Participating in an event is so much more than trying to finish first. For many, finishing at all is a win. Your event may be a driver for self improvement, a remedy for mental wellness, and a motivator to prioritize their physical and mental health, despite everything else going on in their lives.
Whether your event has 500 or 50,000 participants, there’s a good chance you’re handing out the same number of awards. For quite some time, It’s been the standard to base your awards off of age, gender, and the order of those in each category that reached the finish line first. However, there are so many other factors that could be considered!
Every person has a story. They show up on event day with a completely different background, and when they cross your finish line, there are so many reasons to celebrate.
The impact of meaningful awards
Let’s take Casey Smith for example. Casey is a mother of 3 children. She works a full-time 9-5 desk job Monday through Friday. 2 years ago, Casey was diagnosed with breast cancer. She spent over a year going through various treatments, and thankfully recovered. Casey has been working hard to build back her strength and has committed to walking everyday. For motivation to keep going, she signed up for your event. When Casey crosses the finish line, what will she be recognized for?
“Casey Smith, the 32nd female to cross the finish line within an age range of 40 and 50.“
“Casey Smith, the fastest mother of 3 children with a full-time job. Casey Smith, the fastest cancer survivor. Casey Smith, the fastest person running the race for the very first time.“
Think beyond winning the race: Ideas to get started
Creating unique awards is a great way to make your participants feel special. They have worked hard to get to that finish line, and being recognized for personal details can feel extremely rewarding. We’ve put together numerous ideas to help you think beyond winning the race and create personalized awards that truly mean something to the recipient.
- Fastest mother of [insert number of children]
- Fastest father of [insert number of children]
- Fastest [insert job title]
- Fastest 1st time participant
- Fastest person participating for the [insert number] consecutive year
- Fastest person participating for the [insert number] time
- Fastest [education level] student
- Fastest frontline worker
- Fastest musician
- Fastest recovered/recovering [insert]
- Fastest [insert] survivor
- Fastest person who raised over [insert fundraised amount]
- Fastest person living with mental illness
- Fastest person wearing a costume
These are just a few ideas, but this list could be endless. Think about what might be personal and important to someone to be celebrated for. Your creative awards could also be in-line with your event’s theme or cause. For example, the fastest person dressed as Santa Claus or the fastest food bank volunteer.
Of course, this data needs to be collected before you create your awards. This can be done using registration questions.
Collecting data through registration questions
You’ll need to decide on your awards before you create your questions. Once you’ve done this, you’ll need to form your questions to get the data you’ll need. For example, if you will be awarding based on job category, such as the “Top finisher working in Health and Social Services”, “Top finisher working in Finance and Economics”, or “Top finisher working in Legal Services”, you will need to create a question with a selectable dropdown of options.

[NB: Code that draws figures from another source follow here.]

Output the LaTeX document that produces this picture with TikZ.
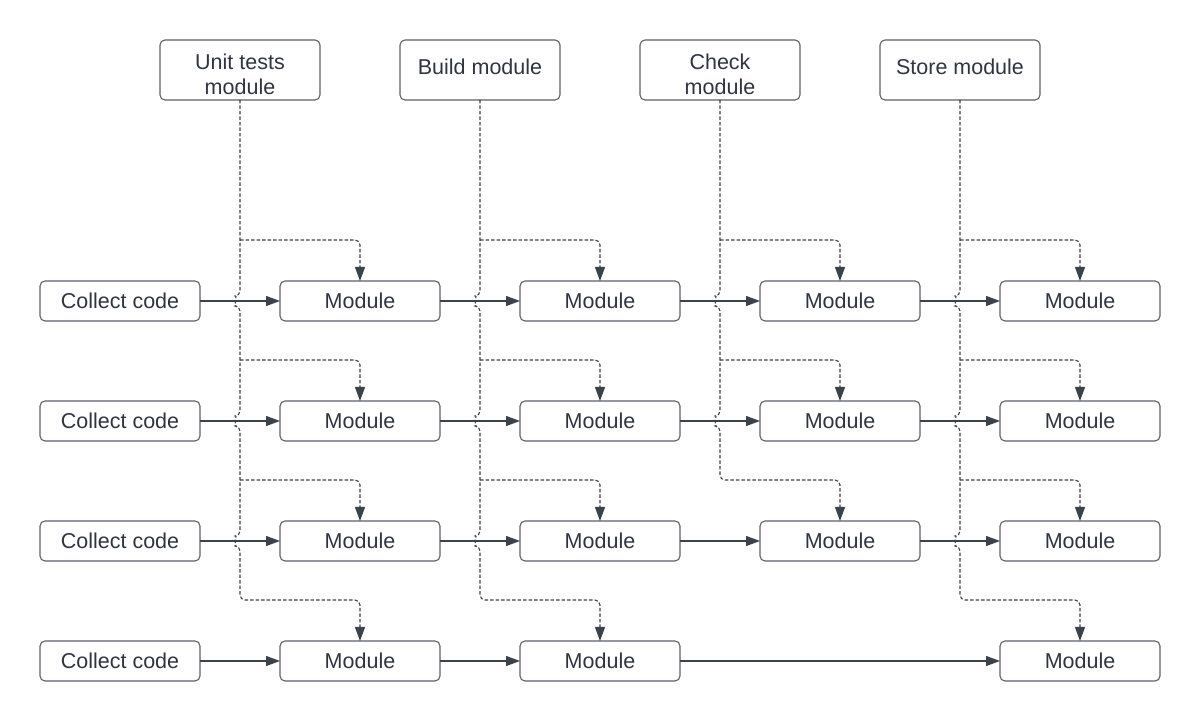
\documentclass[tikz,border=0pt]{standalone}
\usepackage{fontspec}
\setmainfont{Liberation Sans}
\usetikzlibrary{positioning,arrows.meta}

\definecolor{lineclr}{HTML}{3B424B}
\definecolor{boxclr}{HTML}{5A6068}
\definecolor{textclr}{HTML}{2E3440}

\tikzset{
  box/.style={draw=boxclr, line width=1.1pt, rounded corners=5pt, minimum width=160pt,
    minimum height=40pt, inner sep=0pt, outer sep=0pt, text=textclr,
    font=\fontsize{21.5}{25}\selectfont},
  topbox/.style={box, minimum height=60pt, align=center},
  flow/.style={draw=lineclr, line width=1.1pt, -{Triangle[length=14pt,width=10pt]}},
  feed/.style={draw=lineclr, line width=1.1pt, dash pattern=on 3.5pt off 2pt, rounded corners=5pt},
  feedarrow/.style={feed, -{Triangle[length=14pt,width=10pt]}}
}

\begin{document}
\begin{tikzpicture}[x=1pt,y=1pt]
    \useasboundingbox (0,0) rectangle (1200,720);
    \node[topbox] (tests) at (240,650) {\rule{0pt}{25pt}Unit tests\\module};
    \node[topbox] (build) at (480,650) {\rule[-6pt]{0pt}{6pt}Build module};
    \node[topbox] (check) at (720,650) {\rule{0pt}{25pt}Check\\module};
    \node[topbox] (store) at (960,650) {\rule[-6pt]{0pt}{6pt}Store module};
    \node[box] (code1) at (120,419) {Collect code};
    \node[box, right=80pt of code1] (test1) {Module};
    \node[box, right=80pt of test1] (build1) {Module};
    \node[box, right=80pt of build1] (check1) {Module};
    \node[box, right=80pt of check1] (store1) {Module};
    \node[box, below=80pt of code1] (code2) {Collect code};
    \node[box, right=80pt of code2] (test2) {Module};
    \node[box, right=80pt of test2] (build2) {Module};
    \node[box, right=80pt of build2] (check2) {Module};
    \node[box, right=80pt of check2] (store2) {Module};
    \node[box, below=80pt of code2] (code3) {Collect code};
    \node[box, right=80pt of code3] (test3) {Module};
    \node[box, right=80pt of test3] (build3) {Module};
    \node[box, right=80pt of build3] (check3) {Module};
    \node[box, right=80pt of check3] (store3) {Module};
    \node[box, below=80pt of code3] (code4) {Collect code};
    \node[box, right=80pt of code4] (test4) {Module};
    \node[box, right=80pt of test4] (build4) {Module};
    \node[box, below=80pt of store3] (store4) {Module};
    \draw[flow] (code1) -- (test1);
    \draw[flow] (test1) -- (build1);
    \draw[flow] (build1) -- (check1);
    \draw[flow] (check1) -- (store1);
    \draw[flow] (code2) -- (test2);
    \draw[flow] (test2) -- (build2);
    \draw[flow] (build2) -- (check2);
    \draw[flow] (check2) -- (store2);
    \draw[flow] (code3) -- (test3);
    \draw[flow] (test3) -- (build3);
    \draw[flow] (build3) -- (check3);
    \draw[flow] (check3) -- (store3);
    \draw[flow] (code4) -- (test4);
    \draw[flow] (test4) -- (build4);
    \draw[flow] (build4) -- (store4);
    \draw[feedarrow] (tests.south) -- (240,424) arc[start angle=90,end angle=270,radius=5]
        -- (240,304) arc[start angle=90,end angle=270,radius=5]
        -- (240,184) arc[start angle=90,end angle=270,radius=5]
        -- (240,120) -| (test4.north);
    \draw[feedarrow] (240,480) -| (test1.north);
    \draw[feedarrow] (240,360) -| (test2.north);
    \draw[feedarrow] (240,240) -| (test3.north);
    \draw[feedarrow] (build.south) -- (480,424) arc[start angle=90,end angle=270,radius=5]
        -- (480,304) arc[start angle=90,end angle=270,radius=5]
        -- (480,184) arc[start angle=90,end angle=270,radius=5]
        -- (480,120) -| (build4.north);
    \draw[feedarrow] (480,480) -| (build1.north);
    \draw[feedarrow] (480,360) -| (build2.north);
    \draw[feedarrow] (480,240) -| (build3.north);
    \draw[feedarrow] (check.south) -- (720,424) arc[start angle=90,end angle=270,radius=5]
        -- (720,304) arc[start angle=90,end angle=270,radius=5]
        -- (720,240) -| (check3.north);
    \draw[feedarrow] (720,480) -| (check1.north);
    \draw[feedarrow] (720,360) -| (check2.north);
    \draw[feedarrow] (store.south) -- (960,424) arc[start angle=90,end angle=270,radius=5]
        -- (960,304) arc[start angle=90,end angle=270,radius=5]
        -- (960,184) arc[start angle=90,end angle=270,radius=5]
        -- (960,120) -| (store4.north);
    \draw[feedarrow] (960,480) -| (store1.north);
    \draw[feedarrow] (960,360) -| (store2.north);
    \draw[feedarrow] (960,240) -| (store3.north);
\end{tikzpicture}
\end{document}
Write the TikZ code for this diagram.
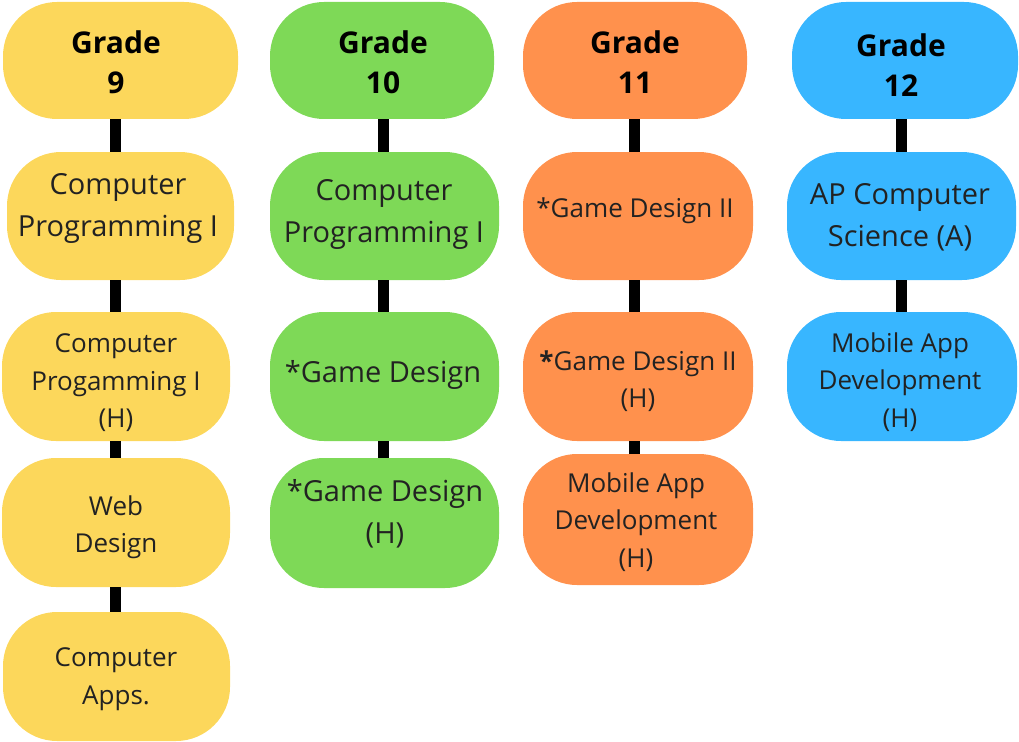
\documentclass[tikz,border=0pt]{standalone}
\usepackage{fontspec}
\setmainfont{Open Sans}
\definecolor{cyellow}{HTML}{FCD75B}
\definecolor{cgreen}{HTML}{7ED957}
\definecolor{corange}{HTML}{FF914D}
\definecolor{cblue}{HTML}{38B6FF}
\definecolor{ctext}{HTML}{222222}
\tikzset{
  box/.style={rectangle, rounded corners=54pt, draw=none, inner sep=0pt, outer sep=0pt},
  hdr/.style={align=center, font=\fontsize{30}{40}\selectfont\bfseries, text=black, inner sep=0pt},
  big/.style={align=center, font=\fontsize{29}{42}\selectfont, text=ctext, inner sep=0pt},
  small/.style={align=center, font=\fontsize{26}{37.5}\selectfont, text=ctext, inner sep=0pt},
  link/.style={line width=11pt, black},
}
\newcommand{\mybox}[6]{% name, color, x1, y1, x2, y2
  \path[box, fill=#2] (#3,#4) rectangle (#5,#6);
  \node[inner sep=0pt, minimum width={(#5-#3)*1pt}, minimum height={(#6-#4)*1pt}] (#1) at ({(#3+#5)/2},{(#4+#6)/2}) {};
}
\begin{document}
\begin{tikzpicture}[x=1pt, y=-1pt]
\useasboundingbox (0,0) rectangle (1019,741);
% ---- boxes ----
\mybox{y0}{cyellow}{3}{2}{238}{119}
\mybox{y1}{cyellow}{7}{152}{234}{280}
\mybox{y2}{cyellow}{2}{312}{230}{441}
\mybox{y3}{cyellow}{2}{458}{230}{587}
\mybox{y4}{cyellow}{3}{612}{230}{741}
\mybox{g0}{cgreen}{270}{2}{494}{119}
\mybox{g1}{cgreen}{270}{152}{499}{280}
\mybox{g2}{cgreen}{270}{312}{499}{441}
\mybox{g3}{cgreen}{270}{458}{499}{588}
\mybox{o0}{corange}{523}{2}{747}{119}
\mybox{o1}{corange}{523}{152}{753}{280}
\mybox{o2}{corange}{523}{312}{753}{441}
\mybox{o3}{corange}{523}{454}{753}{585}
\mybox{b0}{cblue}{792}{2}{1018}{119}
\mybox{b1}{cblue}{787}{152}{1016}{280}
\mybox{b2}{cblue}{787}{312}{1017}{441}
% ---- connectors ----
\draw[link] (y0.south -| 115.5,0) -- (y1.north -| 115.5,0);
\draw[link] (y1.south -| 115.5,0) -- (y2.north -| 115.5,0);
\draw[link] (y2.south -| 115.5,0) -- (y3.north -| 115.5,0);
\draw[link] (y3.south -| 115.5,0) -- (y4.north -| 115.5,0);
\draw[link] (g0.south -| 383,0) -- (g1.north -| 383,0);
\draw[link] (g1.south -| 383,0) -- (g2.north -| 383,0);
\draw[link] (g2.south -| 383,0) -- (g3.north -| 383,0);
\draw[link] (o0.south -| 634.5,0) -- (o1.north -| 634.5,0);
\draw[link] (o1.south -| 634.5,0) -- (o2.north -| 634.5,0);
\draw[link] (o2.south -| 634.5,0) -- (o3.north -| 634.5,0);
\draw[link] (b0.south -| 901,0) -- (b1.north -| 901,0);
\draw[link] (b1.south -| 901,0) -- (b2.north -| 901,0);
% ---- texts ----
\node[hdr] (y0t) at (116,62) {Grade\\9};
\node[big] (y1t) at (118,208) {Computer\\Programming I};
\node[small] (y2t) at (116,383) {Computer\\Progamming I\\(H)};
\node[small] (y3t) at (116,527) {Web\\Design};
\node[small] (y4t) at (116,679) {Computer\\Apps.};
\node[hdr] (g0t) at (383,62) {Grade\\10};
\node[big] (g1t) at (384,214) {Computer\\Programming I};
\node[big] (g2t) at (383,375) {*Game Design};
\node[big] (g3t) at (385,514) {*Game Design\\(H)};
\node[hdr] (o0t) at (635,62) {Grade\\11};
\node[small] (o1t) at (635,211) {*Game Design II};
\node[small] (o2t) at (638,381) {{\bfseries*}Game Design II\\(H)};
\node[small] (o3t) at (636,522) {Mobile App\\Development\\(H)};
\node[hdr] (b0t) at (901,65) {Grade\\12};
\node[big] (b1t) at (900,217) {AP Computer\\Science (A)};
\node[small] (b2t) at (900,382) {Mobile App\\Development\\(H)};
\end{tikzpicture}
\end{document}
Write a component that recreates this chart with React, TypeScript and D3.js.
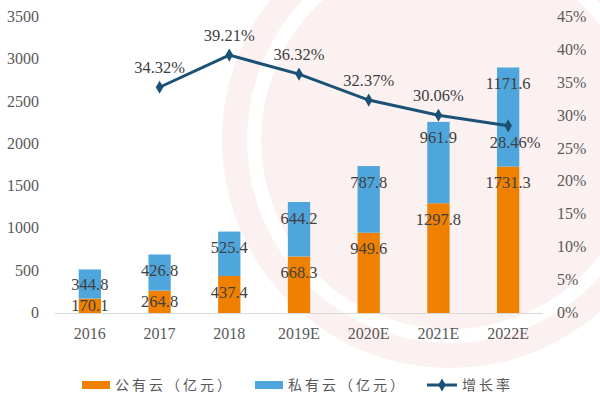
import React from 'react';
import * as d3 from 'd3';

const years = ['2016', '2017', '2018', '2019E', '2020E', '2021E', '2022E'];
const publicCloud = [170.1, 264.8, 437.4, 668.3, 949.6, 1297.8, 1731.3];
const privateCloud = [344.8, 426.8, 525.4, 644.2, 787.8, 961.9, 1171.6];
const growth = [null, 34.32, 39.21, 36.32, 32.37, 30.06, 28.46];
const leftTicks = [0, 500, 1000, 1500, 2000, 2500, 3000, 3500];
const rightTicks = [0, 5, 10, 15, 20, 25, 30, 35, 40, 45];

const W = 600;
const H = 397;
const serif = '"Liberation Serif", "DejaVu Serif", serif';
const cjk = '"Noto Sans CJK SC", sans-serif';

const App = () => {
  const x = d3.scaleBand().domain(years).range([55, 543]).paddingInner(0.68).paddingOuter(0.34);
  const y = d3.scaleLinear().domain([0, 3500]).range([313, 17]);
  const yr = d3.scaleLinear().domain([0, 45]).range([313, 17]);
  const cx = (d: string) => (x(d) as number) + x.bandwidth() / 2;
  // label sits near the top of its segment, or centred when the segment is short
  const labelY = (lo: number, hi: number) => Math.min(y(hi) + 16, (y(lo) + y(hi)) / 2) + 5.5;

  const pts = years
    .map((d, i) => ({ d, v: growth[i] }))
    .filter(p => p.v !== null) as { d: string; v: number }[];
  const line = d3.line<{ d: string; v: number }>().x(p => cx(p.d)).y(p => yr(p.v));
  const diamond = d3.symbol().type(d3.symbolDiamond).size(50)() as string;

  return (
    <svg width={W} height={H} style={{ position: 'absolute', left: 0, top: 0, background: '#fff' }}>
      {/* faint watermark */}
      <g opacity={0.55}>
        <circle cx={450} cy={140} r={228} fill="#fbe6e6" />
        <circle cx={450} cy={140} r={196} fill="none" stroke="#fff" strokeWidth={14} />
      </g>

      {years.map((d, i) => (
        <g key={d}>
          <rect x={x(d)} width={x.bandwidth()} y={y(publicCloud[i])} height={y(0) - y(publicCloud[i])} fill="#F08100" />
          <rect
            x={x(d)}
            width={x.bandwidth()}
            y={y(publicCloud[i] + privateCloud[i])}
            height={y(0) - y(privateCloud[i])}
            fill="#4EA6DC"
          />
        </g>
      ))}

      <line x1={55} x2={543} y1={313.5} y2={313.5} stroke="#d9d9d9" strokeWidth={1} />

      {years.map((d, i) => (
        <g key={'l' + d} fontFamily={serif} fontSize={16.5} fill="#404040" textAnchor="middle">
          <text x={cx(d)} y={labelY(0, publicCloud[i])}>{publicCloud[i].toFixed(1)}</text>
          <text x={cx(d)} y={labelY(publicCloud[i], publicCloud[i] + privateCloud[i])}>
            {privateCloud[i].toFixed(1)}
          </text>
        </g>
      ))}

      <path d={line(pts) as string} fill="none" stroke="#1B5174" strokeWidth={3} />
      {pts.map((p, i) => (
        <g key={'g' + p.d}>
          <path d={diamond} transform={`translate(${cx(p.d)},${yr(p.v)})`} fill="#1B5174" />
          <text
            x={cx(p.d) + (i === pts.length - 1 ? 7 : 0)}
            y={i === pts.length - 1 ? yr(p.v) + 22 : yr(p.v) - 14}
            fontFamily={serif}
            fontSize={16.5}
            fill="#404040"
            textAnchor="middle"
          >
            {p.v.toFixed(2)}%
          </text>
        </g>
      ))}

      <g fontFamily={serif} fontSize={16} fill="#595959">
        {leftTicks.map(t => (
          <text key={'y' + t} x={39} y={y(t) + 5} textAnchor="end">{t}</text>
        ))}
        {rightTicks.map(t => (
          <text key={'r' + t} x={557} y={yr(t) + 5} textAnchor="start">{t}%</text>
        ))}
        {years.map(d => (
          <text key={'x' + d} x={cx(d)} y={339} textAnchor="middle">{d}</text>
        ))}
      </g>

      <g fontFamily={cjk} fontSize={14} fill="#595959">
        <rect x={82} y={381} width={28} height={8} fill="#F08100" />
        <text x={115} y={390} letterSpacing={3}>公有云（亿元）</text>
        <rect x={255} y={381} width={28} height={8} fill="#4EA6DC" />
        <text x={288} y={390} letterSpacing={3}>私有云（亿元）</text>
        <line x1={427} x2={457} y1={385} y2={385} stroke="#1B5174" strokeWidth={3} />
        <path d={diamond} transform="translate(442,385)" fill="#1B5174" />
        <text x={462} y={390} letterSpacing={3}>增长率</text>
      </g>
    </svg>
  );
};

export default App;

Note: We recommend making your questions entirely optional, especially if you are asking for sensitive and personal information. You may also want to include a disclaimer stating that their information will only be used for personalizing their results and awards. Please connect with your legal advisor for guidance.
Our participants are so much more than numbers, genders, and age categories. Recognizing them for how they got here today, what they’ve been through, what they are going through now, and all that they have to celebrate is a fantastic way to make the accomplishment of crossing your finish line that much more meaningful.